Some fifth wheels slide forward and backward. Locking pins hold the sliding fifth wheel in fixed position along slider rails. If not locked, the trailer could move during travel and result in loss of trailer.

  • If equipped, look for loose or missing pins in the slide mechanism of the sliding fifth wheel. If air powered, check for leaks.
  • Make sure locking pins are fully engaged.
  • Check that the fifth wheel is positioned properly so that the tractor frame will clear the landing gear during turns.

Locking Jaws

Locking jaws maintain a secure connection around the kingpin and the connection to the trailer. The trailer could uncouple during travel if the locking mechanisms is not secured.

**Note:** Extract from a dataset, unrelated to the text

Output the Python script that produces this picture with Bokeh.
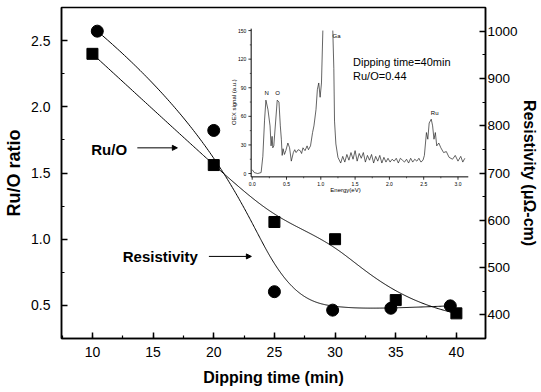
import numpy as np
from bokeh.plotting import figure
from bokeh.models import (Range1d, LinearAxis, SingleIntervalTicker, PrintfTickFormatter,
                          Arrow, NormalHead, Label)
from bokeh.core.properties import value
from bokeh.embed import file_html
from bokeh.resources import INLINE

# ---------------- data ----------------
dipping_time_ruo = [10, 20, 25, 30, 35, 40]
ruo_ratio = [2.40, 1.56, 1.13, 1.00, 0.54, 0.44]

dipping_time_res = [10.4, 20.0, 25.0, 29.8, 34.6, 39.5]
resistivity = [1000, 790, 449, 410, 414, 419]

nan = float("nan")
# inset OES spectrum
inset_energy = [0.00, 0.03, 0.08, 0.13, 0.155, 0.18, 0.20, 0.23, 0.26, 0.275, 0.29, 0.30, 0.315,
                0.34, 0.365, 0.39, 0.41, 0.425, 0.437, 0.45, 0.47, 0.49, 0.52, 0.545, 0.57, 0.60,
                0.62, 0.64, 0.67, 0.70, 0.72, 0.74, 0.77, 0.80, 0.82, 0.85, 0.88, 0.90, 0.93, 0.95,
                0.97, 0.99, 1.01, 1.03, nan, 1.175, 1.19, 1.20, 1.22, 1.25, 1.29,
                1.32, 1.35, 1.38, 1.41, 1.44, 1.47, 1.50, 1.53, 1.56, 1.59, 1.62, 1.65, 1.68, 1.71,
                1.74, 1.77, 1.80, 1.83, 1.86, 1.89, 1.92, 1.95, 1.98, 2.01, 2.04, 2.07, 2.10, 2.13,
                2.16, 2.19, 2.22, 2.25, 2.28, 2.31, 2.34, 2.37, 2.40, 2.43, 2.46, 2.49,
                2.51, 2.54, 2.56, 2.58, 2.61, 2.63, 2.65, 2.67, 2.69, 2.72, 2.75, 2.79, 2.83, 2.87,
                2.92, 2.96, 3.00, 3.04, 3.07, 3.10]
inset_signal = [4, 1, 0, 1, 18, 56, 77, 67, 50, 29, 39, 27, 29,
                53, 77, 75, 50, 36, 19, 26, 20, 24, 32, 27, 13, 22,
                25, 22, 25, 24, 21, 27, 24, 29, 25, 29, 43, 50, 67, 88,
                95, 80, 95, 150, nan, 150, 110, 55, 31, 17, 11,
                18, 12, 20, 14, 22, 15, 24, 13, 21, 16, 22, 12, 19, 14,
                20, 11, 18, 13, 19, 11, 17, 12, 16, 12, 15, 13, 16, 11,
                16, 14, 12, 15, 11, 16, 12, 15, 13, 16, 12, 14,
                19, 43, 36, 53, 57, 50, 36, 43, 29, 32, 27, 22, 23, 17,
                15, 19, 13, 18, 12, 16]

inset_x_ticks = [0.0, 0.5, 1.0, 1.5, 2.0, 2.5, 3.0]
inset_y_ticks = [0, 30, 60, 90, 120, 150]
inset_peaks = ["N", "O", "Ga", "Ru"]
inset_peak_energy = [0.21, 0.37, 1.23, 2.66]
inset_peak_signal = [85, 85, 144, 64]

# ---------------- geometry / style constants ----------------
FONT = "Liberation Sans"
X_RANGE = (7.45, 42.4)
Y_RANGE = (0.25, 2.75)
RES_RANGE = (350, 1050)
INSET_X_RANGE = (-2.78, 3.401)
INSET_Y_RANGE = (-173.1, 174.2)
INSET_E0, INSET_E1 = -0.015, 3.15
INSET_S0, INSET_S1 = -3.5, 152


def bspline(xs, ys, n=400, k=3):
    P = np.column_stack([xs, ys]).astype(float)
    m = len(P)
    inner = np.linspace(0, 1, m - k + 1)
    knots = np.concatenate([[0.0] * k, inner, [1.0] * k])
    t = np.linspace(0, 1, n)
    t[-1] = 1 - 1e-12

    def N(i, p, tt):
        if p == 0:
            return np.where((knots[i] <= tt) & (tt < knots[i + 1]), 1.0, 0.0)
        d1 = knots[i + p] - knots[i]
        d2 = knots[i + p + 1] - knots[i + 1]
        left = (tt - knots[i]) / d1 * N(i, p - 1, tt) if d1 > 0 else 0.0
        right = (knots[i + p + 1] - tt) / d2 * N(i + 1, p - 1, tt) if d2 > 0 else 0.0
        return left + right

    B = np.array([N(i, k, t) for i in range(m)])
    c = B.T @ P
    return c[:, 0], c[:, 1]


p = figure(frame_width=424, frame_height=331, x_range=Range1d(*X_RANGE), y_range=Range1d(*Y_RANGE),
           output_backend="svg", toolbar_location=None,
           min_border_left=61, min_border_right=50, min_border_top=7, min_border_bottom=46)
p.extra_y_ranges = {"res": Range1d(*RES_RANGE), "ey": Range1d(*INSET_Y_RANGE)}
p.extra_x_ranges = {"ex": Range1d(*INSET_X_RANGE)}
p.grid.visible = False
p.outline_line_color = "black"
p.outline_line_width = 1.5
p.background_fill_color = "white"
p.border_fill_color = "white"

p.xaxis.ticker = SingleIntervalTicker(interval=5, num_minor_ticks=2)
p.yaxis.ticker = SingleIntervalTicker(interval=0.5, num_minor_ticks=2)
p.yaxis.formatter = PrintfTickFormatter(format="%.1f")
p.xaxis.axis_label = "Dipping time (min)"
p.yaxis.axis_label = "Ru/O ratio"

right = LinearAxis(y_range_name="res", ticker=SingleIntervalTicker(interval=100, num_minor_ticks=2),
                   axis_label="Resistivity (μΩ-cm)")
p.add_layout(right, "right")

for ax in [p.xaxis[0], p.yaxis[0], right]:
    ax.axis_line_width = 1.5
    ax.axis_line_color = "black"
    ax.major_tick_in = 6
    ax.major_tick_out = 0
    ax.minor_tick_in = 3
    ax.minor_tick_out = 0
    ax.major_tick_line_width = 1.5
    ax.minor_tick_line_width = 1.2
    ax.major_tick_line_color = "black"
    ax.minor_tick_line_color = "black"
    ax.major_label_text_font = FONT
    ax.major_label_text_font_size = "14px"
    ax.major_label_text_color = "black"
    ax.axis_label_text_font = FONT
    ax.axis_label_text_font_style = "bold"
    ax.axis_label_text_font_size = "16px"
    ax.axis_label_text_color = "black"

p.xaxis.major_label_standoff = 8
p.xaxis.axis_label_standoff = 9
p.yaxis.major_label_standoff = 11
p.yaxis.axis_label_standoff = 4
right.major_label_standoff = 2
right.axis_label_standoff = 0
right.major_label_text_font_size = "13.5px"
p.yaxis.axis_label_text_font_size = "18px"
right.axis_label_text_font_size = "16px"

# curves (B-spline through data control points)
rx, ry = bspline(dipping_time_ruo, ruo_ratio)
p.line(rx, ry, line_color="black", line_width=1)
cx, cy = bspline(dipping_time_res, resistivity)
p.line(cx, cy, line_color="black", line_width=1, y_range_name="res")

p.scatter(dipping_time_ruo, ruo_ratio, marker="square", size=11, color="black")
p.scatter(dipping_time_res, resistivity, marker="circle", size=12, color="black", y_range_name="res")

# annotations
p.add_layout(Label(x=9.9, y=1.68, text="Ru/O", text_font=FONT, text_font_style="bold",
                   text_font_size="15px", text_baseline="middle", text_color="black"))
p.add_layout(Arrow(end=NormalHead(size=5, fill_color="black", line_color="black"),
                   x_start=13.7, y_start=1.69, x_end=17.0, y_end=1.69, line_width=1))
p.add_layout(Label(x=12.5, y=0.87, text="Resistivity", text_font=FONT, text_font_style="bold",
                   text_font_size="15px", text_baseline="middle", text_color="black"))
p.add_layout(Arrow(end=NormalHead(size=5, fill_color="black", line_color="black"),
                   x_start=19.6, y_start=0.87, x_end=23.1, y_end=0.87, line_width=1))

# ---------------- inset ----------------
R = dict(x_range_name="ex", y_range_name="ey")
p.line(inset_energy, inset_signal, line_color="#222222", line_width=0.7, **R)
# inset axes
p.segment(x0=[INSET_E0, INSET_E0], y0=[INSET_S0, INSET_S0], x1=[INSET_E0, INSET_E1], y1=[INSET_S1, INSET_S0],
          line_color="black", line_width=1, **R)
yt = np.array(inset_y_ticks, dtype=float)
xt = np.array(inset_x_ticks, dtype=float)
p.segment(x0=[INSET_E0] * len(yt), y0=yt, x1=[INSET_E0 - 0.04] * len(yt), y1=yt, line_color="black", line_width=0.8, **R)
ym = (yt[:-1] + yt[1:]) / 2
p.segment(x0=[INSET_E0] * len(ym), y0=ym, x1=[INSET_E0 - 0.02] * len(ym), y1=ym, line_color="black", line_width=0.6, **R)
p.segment(x0=xt, y0=[INSET_S0] * len(xt), x1=xt, y1=[INSET_S0 - 3] * len(xt), line_color="black", line_width=0.8, **R)
xm = (xt[:-1] + xt[1:]) / 2
p.segment(x0=xm, y0=[INSET_S0] * len(xm), x1=xm, y1=[INSET_S0 - 1.5] * len(xm), line_color="black", line_width=0.6, **R)

p.text(x=[INSET_E0 - 0.07] * len(yt), y=yt, text=[str(int(v)) for v in inset_y_ticks],
       text_font=value(FONT), text_font_size="5px", text_align="right", text_baseline="middle",
       text_color="black", **R)
p.text(x=xt, y=[INSET_S0 - 5] * len(xt), text=["%.1f" % v for v in inset_x_ticks],
       text_font=value(FONT), text_font_size="5px", text_align="center", text_baseline="top",
       text_color="black", **R)
p.text(x=inset_peak_energy, y=inset_peak_signal, text=inset_peaks, text_font=value(FONT),
       text_font_size="6px", text_align="center", text_baseline="middle", text_color="black", **R)

p.add_layout(Label(x=-0.26, y=75, text="OEX signal (a.u.)", angle=90, angle_units="deg",
                   text_font=FONT, text_font_size="6px", text_align="center", text_baseline="middle",
                   text_color="black", **R))
p.add_layout(Label(x=1.36, y=-17, text="Energy(eV)", text_font=FONT, text_font_size="6px",
                   text_align="center", text_baseline="middle", text_color="black", **R))
p.add_layout(Label(x=1.47, y=117.5, text="Dipping time=40min", text_font=FONT, text_font_size="11px",
                   text_baseline="middle", text_color="black", **R))
p.add_layout(Label(x=1.47, y=102, text="Ru/O=0.44", text_font=FONT, text_font_size="11px",
                   text_baseline="middle", text_color="black", **R))

open("out.html", "w").write(file_html(p, INLINE))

  • Look into fifth wheel gap and check that locking jaws are fully closed around the kingpin.
  • On other types of coupling systems (i.e., ball hitch, pintle hook, etc.), inspect the locking mechanism for missing or broken parts and make sure it is locked securely. If present, safety cables or chains must be secure and free of kinks and excessive slack.

5th Wheel Skid Plate

Plate on which the trailer rests and secures the trailer kingpin. Faulty skid plate and improper connection with the tractor and fifth wheel can result in handling problems, rollover or separation of the tractor and semi-trailer.

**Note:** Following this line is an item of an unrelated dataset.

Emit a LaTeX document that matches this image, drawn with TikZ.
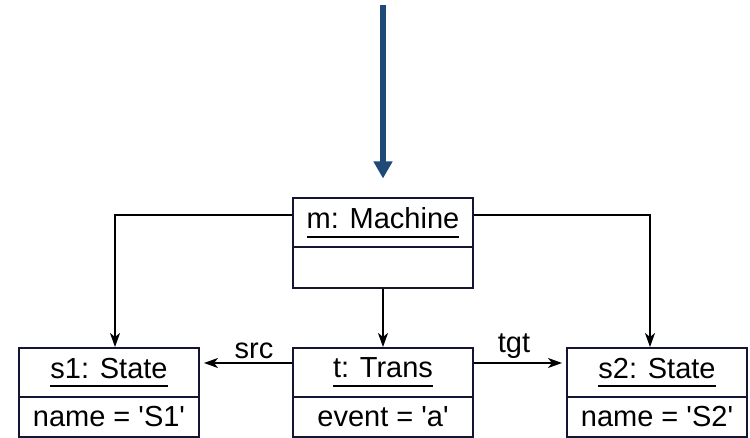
\documentclass[tikz,border=0pt]{standalone}
\usepackage{fontspec}
\setmainfont{Liberation Sans}[Ligatures=TeXOff]
\usetikzlibrary{arrows.meta}
\definecolor{boxline}{HTML}{141433}
\definecolor{flowblue}{HTML}{1F4A78}
\newcommand\ulname[1]{\setbox0\hbox{#1}\rlap{\rule[-4.6pt]{\wd0}{0.9pt}}\box0}
\tikzset{
  objtitle/.style={draw=boxline, line width=1pt, rectangle, minimum width=90pt, minimum height=24.5pt, inner sep=0pt, font=\fontsize{14.5}{17}\selectfont},
  objattr/.style={draw=boxline, line width=1pt, rectangle, minimum width=90pt, minimum height=20pt, inner sep=0pt, font=\fontsize{14.5}{17}\selectfont},
  conn/.style={draw=black, line width=1pt, -{Stealth[length=7pt,width=5pt,inset=2pt]}},
  lbl/.style={font=\fontsize{14.5}{17}\selectfont, inner sep=1.5pt},
  flow/.style={draw=flowblue, line width=3pt, -{Triangle[length=8.5pt,width=9pt]}}
}
\begin{document}
\begin{tikzpicture}[x=0.5pt,y=-0.5pt]
\useasboundingbox (0,0) rectangle (750,438);
% Machine
\node[objtitle] (mt) at (383,223) {\ulname{m: Machine}};
\node[objattr, minimum height=20.5pt] (ma) at (383,267.5) {};
% s1
\node[objtitle] (s1t) at (109,372.5) {\ulname{s1: State}};
\node[objattr] (s1a) at (109,417) {name = 'S1'};
% t
\node[objtitle] (tt) at (383,372.5) {\ulname{t: Trans}};
\node[objattr] (ta) at (383,417) {event = 'a'};
% s2
\node[objtitle] (s2t) at (657,372.5) {\ulname{s2: State}};
\node[objattr] (s2a) at (657,417) {name = 'S2'};
% incoming flow arrow
\coordinate (flowstart) at (383,5);
\draw[flow] (flowstart) -- ([yshift=9.5pt]mt.north);
% connectors
\draw[conn] ([yshift=4pt]mt.west) -| ([xshift=3pt]s1t.north);
\draw[conn] ([yshift=4pt]mt.east) -| ([xshift=-3.5pt]s2t.north);
\draw[conn] (ma.south) -- (tt.north);
\draw[conn] ([yshift=4.75pt]tt.west) -- node[lbl, above, xshift=3pt] {src} ([yshift=4.75pt,xshift=2pt]s1t.east);
\draw[conn] ([yshift=4.75pt]tt.east) -- node[lbl, above, xshift=-2pt] {tgt} ([yshift=4.75pt,xshift=-2pt]s2t.west);
\end{tikzpicture}
\end{document}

  • Check for proper lubrication
  • Check that 5th wheel skid plate is securely mounted to the platform and that all bolts and pins are secure and not missing. Platform (Fifth Wheel)
  • Check to see that there are no cracks or damage to the platform structure which supports the fifth wheel skid plate.

Release Arm (Fifth Wheel)

Release Arm (Fifth Wheel) releases fifth wheel locking jaws so that the trailer can be uncoupled. The release arm must be in the engaged position with locking jaws completely closed around the kingpin when pulling a trailer. This will prevent loss of the trailer during travel.

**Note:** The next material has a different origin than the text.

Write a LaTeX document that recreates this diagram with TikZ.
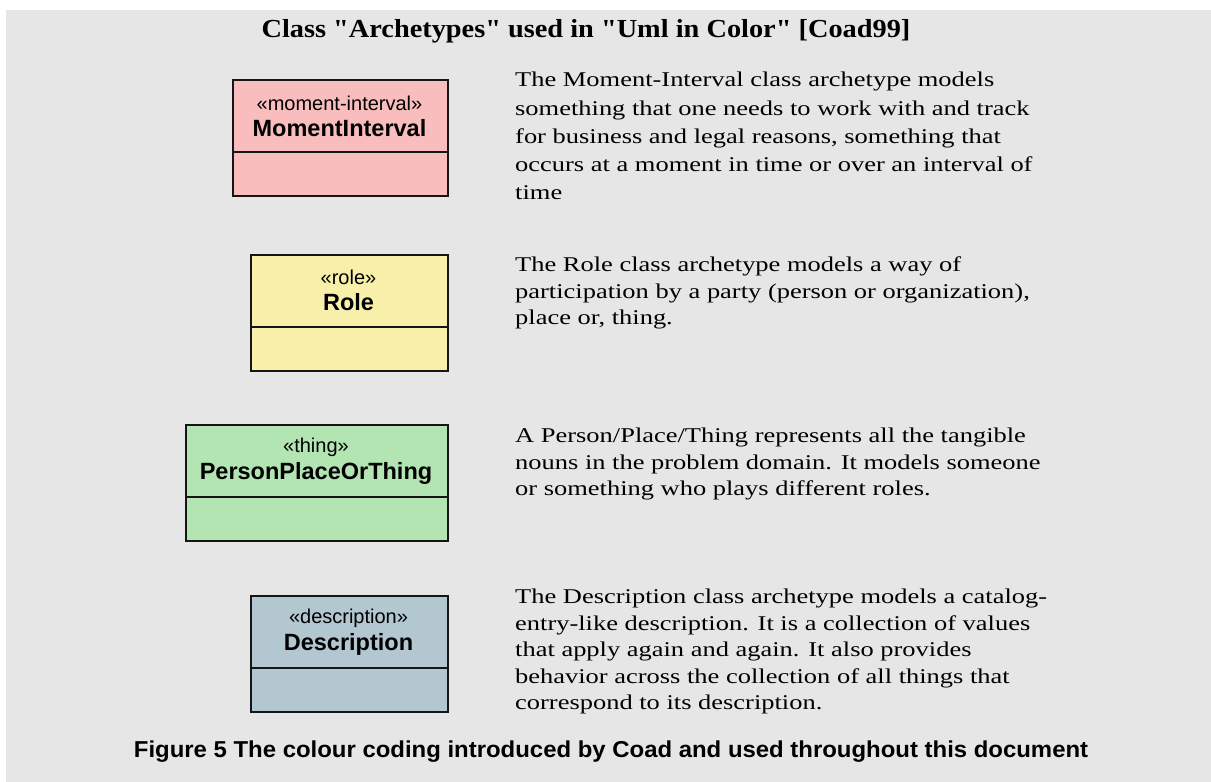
\documentclass[tikz,border=0pt]{standalone}
\usepackage{fontspec}
\setmainfont{Liberation Serif}
\newfontfamily\descfont{Liberation Serif}[FakeStretch=1.26]
\newfontfamily\titlefont{Liberation Serif}[FakeStretch=1.09]
\newfontfamily\boxfont{Liberation Sans}
\newfontfamily\capfont{Liberation Sans}[FakeStretch=1.04]
\definecolor{bgc}{HTML}{E6E6E6}
\definecolor{mic}{HTML}{F9BDBD}
\definecolor{rolec}{HTML}{F8F0AA}
\definecolor{thingc}{HTML}{B3E5B3}
\definecolor{descc}{HTML}{B2C7D0}
\definecolor{linec}{HTML}{151515}
\tikzset{
  umlbox/.style={draw=linec, line width=1.8pt, rectangle, inner sep=0pt, minimum height=116pt},
  stereo/.style={inner sep=0pt, font=\boxfont\fontsize{20}{22}\selectfont},
  cname/.style={inner sep=0pt, font=\boxfont\bfseries\fontsize{23.5}{26}\selectfont},
  desc/.style={inner sep=0pt, anchor=north west, align=left, font=\descfont\fontsize{21}{26.5}\selectfont},
  divider/.style={draw=linec, line width=1.8pt}
}
\begin{document}
\begin{tikzpicture}[x=1pt,y=-1pt]
\useasboundingbox (0,0) rectangle (1211,782);
\fill[white] (0,0) rectangle (1211,782);
\fill[bgc] (6,10) rectangle (1211,782);
\node[inner sep=0pt, font=\titlefont\bfseries\fontsize{26}{30}\selectfont] (title) at (586,31) {Class "Archetypes" used in "Uml in Color" [Coad99]};
% boxes
\node[umlbox, fill=mic, minimum width=215pt, anchor=north west] (mi) at (232,79) {};
\draw[divider] ([yshift=-73pt]mi.north west) -- ([yshift=-73pt]mi.north east);
\node[stereo] (mis) at (339.5,103) {«moment-interval»};
\node[cname] (min) at (339.5,128) {MomentInterval};
\node[umlbox, fill=rolec, minimum width=197pt, anchor=north west] (ro) at (250,254) {};
\draw[divider] ([yshift=-73pt]ro.north west) -- ([yshift=-73pt]ro.north east);
\node[stereo] (ros) at (348.5,277) {«role»};
\node[cname] (ron) at (348.5,302) {Role};
\node[umlbox, fill=thingc, minimum width=262pt, anchor=north west] (th) at (185,424) {};
\draw[divider] ([yshift=-73pt]th.north west) -- ([yshift=-73pt]th.north east);
\node[stereo] (ths) at (316,447) {«thing»};
\node[cname] (thn) at (316,473) {PersonPlaceOrThing};
\node[umlbox, fill=descc, minimum width=197pt, anchor=north west] (de) at (250,595) {};
\draw[divider] ([yshift=-73pt]de.north west) -- ([yshift=-73pt]de.north east);
\node[stereo] (des) at (348.5,618) {«description»};
\node[cname] (den) at (348.5,644) {Description};
% descriptions
\node[desc, font=\descfont\fontsize{21}{28.3}\selectfont] (d1) at (515,72) {The Moment-Interval class archetype models\\something that one needs to work with and track\\for business and legal reasons, something that\\occurs at a moment in time or over an interval of\\time};
\node[desc] (d2) at (515,257) {The Role class archetype models a way of\\participation by a party (person or organization),\\place or, thing.};
\node[desc] (d3) at (515,428) {A Person/Place/Thing represents all the tangible\\nouns in the problem domain. It models someone\\or something who plays different roles.};
\node[desc] (d4) at (515,589) {The Description class archetype models a catalog-\\entry-like description. It is a collection of values\\that apply again and again. It also provides\\behavior across the collection of all things that\\correspond to its description.};
\node[inner sep=0pt, font=\capfont\bfseries\fontsize{23}{26}\selectfont] (cap) at (611,752) {Figure 5 The colour coding introduced by Coad and used throughout this document};
\end{tikzpicture}
\end{document}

  • Make sure the release arm is in the engaged position and the safety latch (if equipped) is in place.

Trailer Kingpin/Kingpin Plate (Apron)

  • Check that the kingpin is not bent.
  • Make sure the visible part of the kingpin plate (apron) is not bent, cracked, or broken.

Fifth Wheel Gap

When coupled, there should be no visible gap between the fifth wheel surface and the trailer apron. If there is a gap between the face of the fifth wheel (skid plate) and the metal kingpin plate (apron) of the trailer, the trailer is not coupled correctly and could result in the loss of the trailer during travel.

  • Check that the trailer is lying flat on the fifth wheel skid plate (no gap).

Air/Electric Lines- Truck

Air supply hoses and/or electrical lines connecting truck to trailer.

  • Check to see that hoses and lines are not cut, cracked, chafed, worn, spliced or taped.
  • Check to see that no electrical conductor or steel braid is showing through.
  • Listen for audible air leaks
  • Make sure air and electrical lines are not tangled, crimped, pinched, or being dragged against truck or trailer parts.
  • Check that electric trailer brake lines are not missing, worn or damaged.

Truck Mounting Bolts

Look for loose or missing mounting brackets, clamps, bolts, or nuts on the hitch assembly.

  • Inspect all coupling components and mounting brackets on the tow vehicle for missing or broken parts.

Pintle Hook or Ball

  • Check Pintle hook and trailer eye or ball mount to make sure the hitch is securely mounted and not damaged

Hitch Release Lever

  • Check to see that the hitch release lever is in place, securely mounted, and not damaged.

Truck Safety Chains/Cables

Chains or cables attaching trailer to the truck to prevent a run-away.

  • Check to see that safety cables or chains are securely hooked to tow vehicle.
  • Check to see that cables or chains are free of damage, kinks, and excessive slack.

Air/Electric Lines- Trailer

Air supply hoses and/or electrical lines connecting trailer to truck.

  • Same inspection criteria as the truck mentioned above.

Tongue Storage Area

  • Check that the storage area is solid and secured to the tongue.
  • Check that cargo in the storage area i.e. chains, binders, etc. are secure.

Tongue or Draw-bar

Trailer component attaching the truck to the trailer.

  • Check that the tongue/draw-bar is not bent or twisted and checks for broken welds and stress cracks.
  • Check that the tongue/draw-bar is not worn excessively.
  • Check eye for welds or excessive wear.

Trailer mounting bolts

Look for loose or missing mounting brackets, clamps, bolts, or nuts on the hitch assembly.

  • Inspect all coupling components and mounting brackets on the trailer for missing or broken parts.

Trailer Safety Chains/Cables

Chains or cables attaching trailer to the truck to prevent a run-away. There may be safety chains, a breakaway cable, or both.

  • Check to see that safety cables or chains are secure.
  • Check to see that cables or chains are free of damage, kinks, and excessive slack.
  • On electric brake trailers: Check Battery that prevents the locking of electric brakes unless the trailer becomes un-attached from the truck.

Wherever located, check to see that:

  • the battery (s) is securely mounted
  • the battery is charged.
  • connections are tight
  • cell caps are present.
  • no excessive corrosion.
  • battery cables are secure and free of damage, kinks and excessive slack.

Locking Mechanism

The locking system on a ball hitch would be the lock that keeps the hitch locked over the ball. On a pintle hook, the locking system would be the part that locks the drawbar eye into the pintle hook.

  • Check to see that the locking mechanism is locked securely.
  • Check to see that there are no loose or missing components.

Sliding Pintle (if so equipped)

  • Check that the sliding pintle is secured with no loose or missing nuts or bolts and cotter pin is in place.